SNAP’s 3.1 Million Person Success

Just as the minimum wage was never intended to be a living wage, government assistance programs weren’t designed to be permanent. The American way has been one of a safety net in times of need, but personal reliance as much and often as possible. Along the way, that concept became corrupted. 

Here we sit with a near-record-low unemployment rate, the lowest unemployment rate for every minority group in American history and with record-high wages. There should be fewer people on government assistance programs and that should be something to be celebrated and encouraged. Instead, as the federal government is looking to reign in use of the program from people who’ve recovered beyond the need for a safety net, the news media, and politicians who seek to politically benefit by keeping people dependent on the federal government deride it. 

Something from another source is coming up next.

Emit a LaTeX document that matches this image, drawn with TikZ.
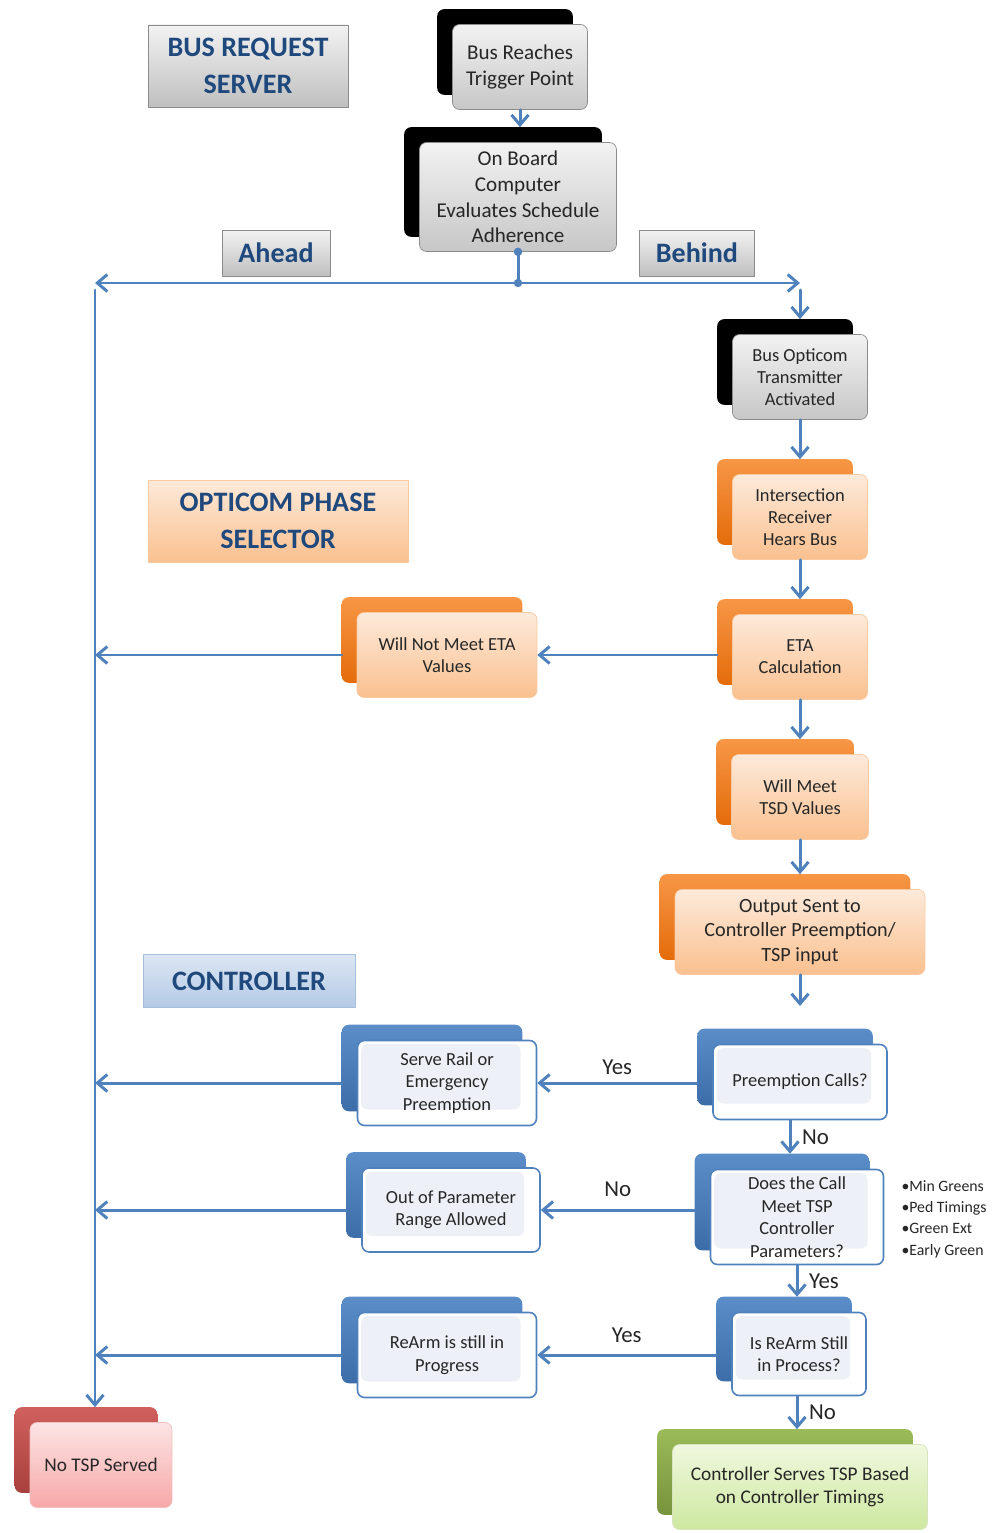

Yes, the federal government is looking to tighten the reigns on SNAP. Yes, an estimated 3.1 million people currently receiving it no longer will. No, this isn’t a bad thing, it’s quite the opposite. In fact, even with this change, the SNAP program is still wildly overused. For example, these are SNAP recipients by year: 

  • 2000: 17 million
  • 2009: 27 million
  • 2011: 47.6 million
  • 2019: 40.3 million

Notice something odd here? Yes, 7.3 million people have come off of food stamps from the high in 2011 due to the economy. But, here we are in the best economy on record and 13.3 million more people are on food stamps today than at the peak of the Great Recession. That’s beyond absurd. It screams of needed reforms. During the Obama administration policy was changed to dramatically increase SNAP eligibility. During the recession, no one fought too hard against it but it’s clear today how widely abused the program has become. Even if 3.1 million people lost SNAP today, we would still have more than 10 million people on food stamps than during the peak of the Great Recession.